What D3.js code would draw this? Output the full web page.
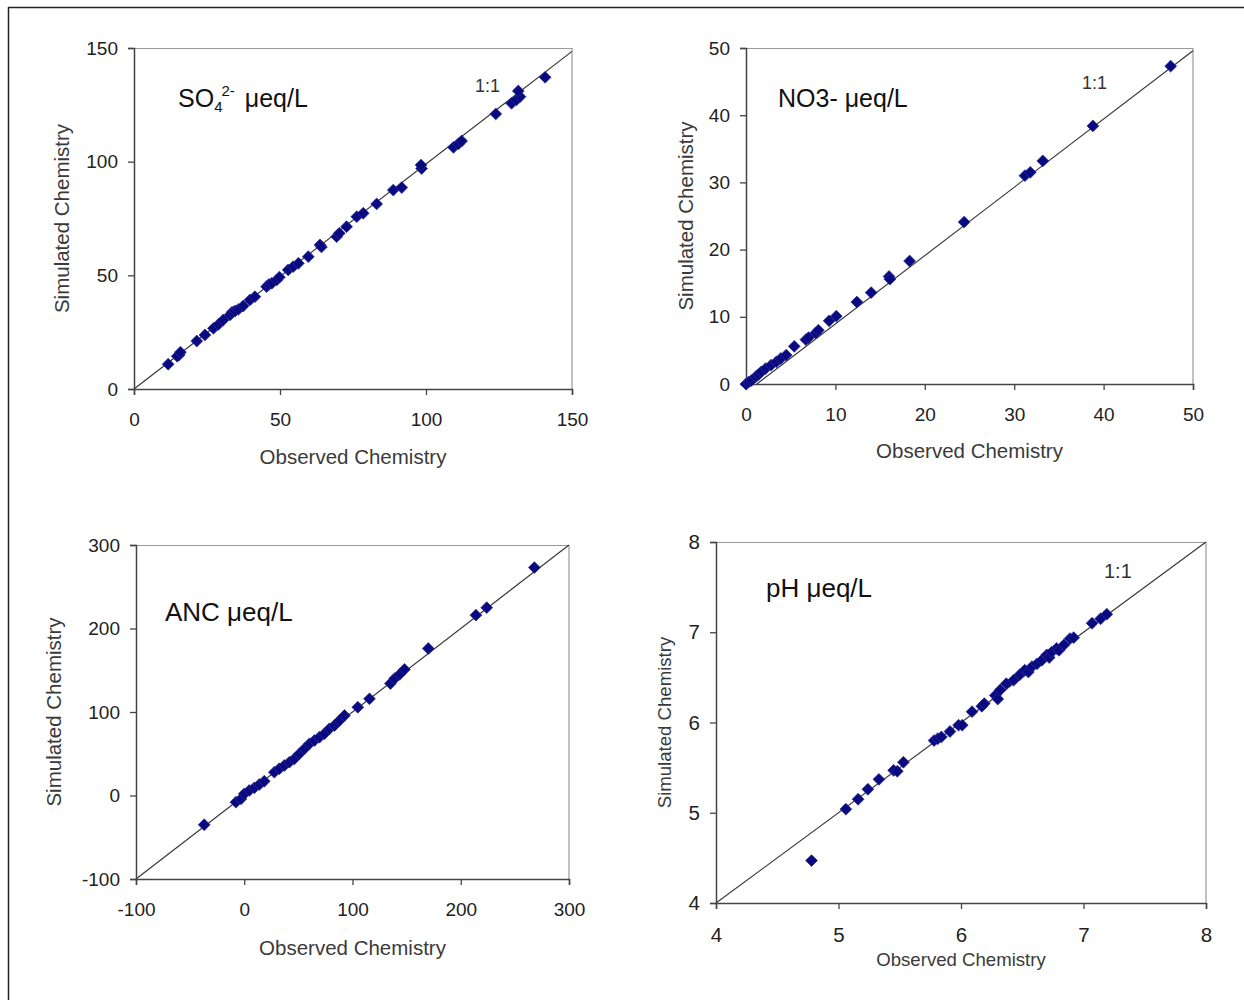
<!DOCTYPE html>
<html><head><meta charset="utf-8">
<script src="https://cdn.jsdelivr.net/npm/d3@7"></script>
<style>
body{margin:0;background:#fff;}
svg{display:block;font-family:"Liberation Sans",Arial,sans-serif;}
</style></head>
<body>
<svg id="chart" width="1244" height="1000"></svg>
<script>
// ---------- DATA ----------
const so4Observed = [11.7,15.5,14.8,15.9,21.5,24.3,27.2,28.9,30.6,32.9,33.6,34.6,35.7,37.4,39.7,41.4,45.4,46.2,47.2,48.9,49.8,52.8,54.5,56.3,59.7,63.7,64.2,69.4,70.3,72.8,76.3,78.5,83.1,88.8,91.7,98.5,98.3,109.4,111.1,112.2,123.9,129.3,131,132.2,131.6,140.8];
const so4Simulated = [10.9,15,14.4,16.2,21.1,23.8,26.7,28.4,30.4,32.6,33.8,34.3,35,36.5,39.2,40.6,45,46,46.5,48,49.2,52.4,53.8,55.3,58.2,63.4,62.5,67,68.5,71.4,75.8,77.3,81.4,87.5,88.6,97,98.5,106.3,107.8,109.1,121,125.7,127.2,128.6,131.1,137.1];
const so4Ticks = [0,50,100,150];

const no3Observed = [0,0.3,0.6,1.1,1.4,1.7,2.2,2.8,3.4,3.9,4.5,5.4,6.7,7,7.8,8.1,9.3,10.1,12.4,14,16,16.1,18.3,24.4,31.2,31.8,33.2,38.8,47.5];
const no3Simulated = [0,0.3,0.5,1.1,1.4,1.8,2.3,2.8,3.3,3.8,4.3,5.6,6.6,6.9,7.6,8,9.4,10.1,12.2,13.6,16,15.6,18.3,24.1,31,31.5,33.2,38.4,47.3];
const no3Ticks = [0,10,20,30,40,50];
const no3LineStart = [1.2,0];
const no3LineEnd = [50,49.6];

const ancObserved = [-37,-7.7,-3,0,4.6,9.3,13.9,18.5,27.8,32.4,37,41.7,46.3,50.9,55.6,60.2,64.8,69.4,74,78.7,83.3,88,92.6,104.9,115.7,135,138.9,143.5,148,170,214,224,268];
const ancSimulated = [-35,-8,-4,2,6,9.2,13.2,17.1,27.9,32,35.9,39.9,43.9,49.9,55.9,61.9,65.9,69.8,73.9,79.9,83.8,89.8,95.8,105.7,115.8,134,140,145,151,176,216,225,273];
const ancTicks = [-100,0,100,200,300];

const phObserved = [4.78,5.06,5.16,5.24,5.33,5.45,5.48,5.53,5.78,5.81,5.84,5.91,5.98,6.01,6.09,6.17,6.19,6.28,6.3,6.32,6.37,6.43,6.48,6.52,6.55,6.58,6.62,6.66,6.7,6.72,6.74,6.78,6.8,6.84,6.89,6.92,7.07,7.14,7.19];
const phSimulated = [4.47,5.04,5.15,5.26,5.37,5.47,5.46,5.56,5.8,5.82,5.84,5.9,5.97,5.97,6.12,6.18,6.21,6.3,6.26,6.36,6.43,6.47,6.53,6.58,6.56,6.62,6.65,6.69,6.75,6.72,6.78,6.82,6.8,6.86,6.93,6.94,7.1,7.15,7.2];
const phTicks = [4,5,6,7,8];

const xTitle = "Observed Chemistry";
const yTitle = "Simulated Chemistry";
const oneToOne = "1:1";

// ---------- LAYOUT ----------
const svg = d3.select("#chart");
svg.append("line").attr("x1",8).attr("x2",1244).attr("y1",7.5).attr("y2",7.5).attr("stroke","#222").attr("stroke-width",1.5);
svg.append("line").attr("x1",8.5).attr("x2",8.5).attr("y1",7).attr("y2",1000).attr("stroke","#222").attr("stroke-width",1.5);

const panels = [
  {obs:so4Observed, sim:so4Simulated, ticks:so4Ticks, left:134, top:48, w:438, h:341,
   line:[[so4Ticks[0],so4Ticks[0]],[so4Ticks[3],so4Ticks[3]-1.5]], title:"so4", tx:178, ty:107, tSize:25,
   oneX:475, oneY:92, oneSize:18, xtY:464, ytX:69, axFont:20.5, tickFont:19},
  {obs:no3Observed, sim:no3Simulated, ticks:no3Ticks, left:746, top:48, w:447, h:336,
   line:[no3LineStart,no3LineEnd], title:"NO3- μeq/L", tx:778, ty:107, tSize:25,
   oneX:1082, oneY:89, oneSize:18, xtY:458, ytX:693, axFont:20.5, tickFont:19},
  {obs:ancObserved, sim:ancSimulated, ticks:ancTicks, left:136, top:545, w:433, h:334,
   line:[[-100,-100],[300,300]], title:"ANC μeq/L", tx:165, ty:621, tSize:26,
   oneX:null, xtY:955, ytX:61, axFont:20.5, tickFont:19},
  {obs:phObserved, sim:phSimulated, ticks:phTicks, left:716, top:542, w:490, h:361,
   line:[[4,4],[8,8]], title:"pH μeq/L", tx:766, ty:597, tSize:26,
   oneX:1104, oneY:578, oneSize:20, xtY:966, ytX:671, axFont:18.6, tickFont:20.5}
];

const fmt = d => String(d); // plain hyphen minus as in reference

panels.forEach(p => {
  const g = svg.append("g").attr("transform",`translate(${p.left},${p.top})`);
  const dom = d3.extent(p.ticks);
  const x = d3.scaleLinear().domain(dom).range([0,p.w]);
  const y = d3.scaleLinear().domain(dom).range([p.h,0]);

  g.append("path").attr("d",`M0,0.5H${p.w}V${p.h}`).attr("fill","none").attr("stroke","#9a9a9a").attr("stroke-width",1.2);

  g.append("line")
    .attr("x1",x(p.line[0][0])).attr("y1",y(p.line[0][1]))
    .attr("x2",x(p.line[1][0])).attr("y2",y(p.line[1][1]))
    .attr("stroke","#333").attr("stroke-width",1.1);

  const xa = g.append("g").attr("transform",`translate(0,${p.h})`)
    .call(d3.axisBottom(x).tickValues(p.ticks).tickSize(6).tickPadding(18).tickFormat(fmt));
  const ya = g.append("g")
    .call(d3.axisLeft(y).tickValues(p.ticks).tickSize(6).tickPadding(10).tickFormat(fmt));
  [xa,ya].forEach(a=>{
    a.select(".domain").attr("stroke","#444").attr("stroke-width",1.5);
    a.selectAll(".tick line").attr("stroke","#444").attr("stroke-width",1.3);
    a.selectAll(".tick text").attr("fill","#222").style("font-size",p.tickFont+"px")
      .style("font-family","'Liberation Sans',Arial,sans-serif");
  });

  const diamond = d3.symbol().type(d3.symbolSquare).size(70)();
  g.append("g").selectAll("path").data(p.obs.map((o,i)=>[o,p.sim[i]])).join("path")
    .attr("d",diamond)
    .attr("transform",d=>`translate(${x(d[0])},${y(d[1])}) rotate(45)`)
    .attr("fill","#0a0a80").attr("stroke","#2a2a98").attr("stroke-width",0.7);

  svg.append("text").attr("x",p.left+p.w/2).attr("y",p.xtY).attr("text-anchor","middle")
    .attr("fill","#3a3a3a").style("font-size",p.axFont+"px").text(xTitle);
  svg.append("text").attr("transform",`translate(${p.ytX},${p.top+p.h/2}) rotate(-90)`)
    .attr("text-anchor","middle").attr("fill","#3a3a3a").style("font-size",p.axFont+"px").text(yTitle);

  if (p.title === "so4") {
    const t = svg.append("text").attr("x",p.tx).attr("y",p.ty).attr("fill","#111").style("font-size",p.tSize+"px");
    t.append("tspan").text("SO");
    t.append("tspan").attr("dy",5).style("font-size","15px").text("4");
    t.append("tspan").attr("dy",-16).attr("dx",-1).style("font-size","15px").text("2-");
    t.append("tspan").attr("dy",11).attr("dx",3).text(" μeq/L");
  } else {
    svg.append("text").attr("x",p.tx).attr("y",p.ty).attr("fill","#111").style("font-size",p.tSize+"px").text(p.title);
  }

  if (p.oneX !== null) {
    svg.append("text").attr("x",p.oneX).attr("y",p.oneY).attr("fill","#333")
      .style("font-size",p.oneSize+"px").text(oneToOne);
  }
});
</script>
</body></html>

——

Reproduce exactly the run of lines that opens the listing and closes with the line holding "const no3LineEnd = [50,49.6];". Pictures are excluded.

What D3.js code would draw this? Output the full web page.
<!DOCTYPE html>
<html><head><meta charset="utf-8">
<script src="https://cdn.jsdelivr.net/npm/d3@7"></script>
<style>
body{margin:0;background:#fff;}
svg{display:block;font-family:"Liberation Sans",Arial,sans-serif;}
</style></head>
<body>
<svg id="chart" width="1244" height="1000"></svg>
<script>
// ---------- DATA ----------
const so4Observed = [11.7,15.5,14.8,15.9,21.5,24.3,27.2,28.9,30.6,32.9,33.6,34.6,35.7,37.4,39.7,41.4,45.4,46.2,47.2,48.9,49.8,52.8,54.5,56.3,59.7,63.7,64.2,69.4,70.3,72.8,76.3,78.5,83.1,88.8,91.7,98.5,98.3,109.4,111.1,112.2,123.9,129.3,131,132.2,131.6,140.8];
const so4Simulated = [10.9,15,14.4,16.2,21.1,23.8,26.7,28.4,30.4,32.6,33.8,34.3,35,36.5,39.2,40.6,45,46,46.5,48,49.2,52.4,53.8,55.3,58.2,63.4,62.5,67,68.5,71.4,75.8,77.3,81.4,87.5,88.6,97,98.5,106.3,107.8,109.1,121,125.7,127.2,128.6,131.1,137.1];
const so4Ticks = [0,50,100,150];

const no3Observed = [0,0.3,0.6,1.1,1.4,1.7,2.2,2.8,3.4,3.9,4.5,5.4,6.7,7,7.8,8.1,9.3,10.1,12.4,14,16,16.1,18.3,24.4,31.2,31.8,33.2,38.8,47.5];
const no3Simulated = [0,0.3,0.5,1.1,1.4,1.8,2.3,2.8,3.3,3.8,4.3,5.6,6.6,6.9,7.6,8,9.4,10.1,12.2,13.6,16,15.6,18.3,24.1,31,31.5,33.2,38.4,47.3];
const no3Ticks = [0,10,20,30,40,50];
const no3LineStart = [1.2,0];
const no3LineEnd = [50,49.6];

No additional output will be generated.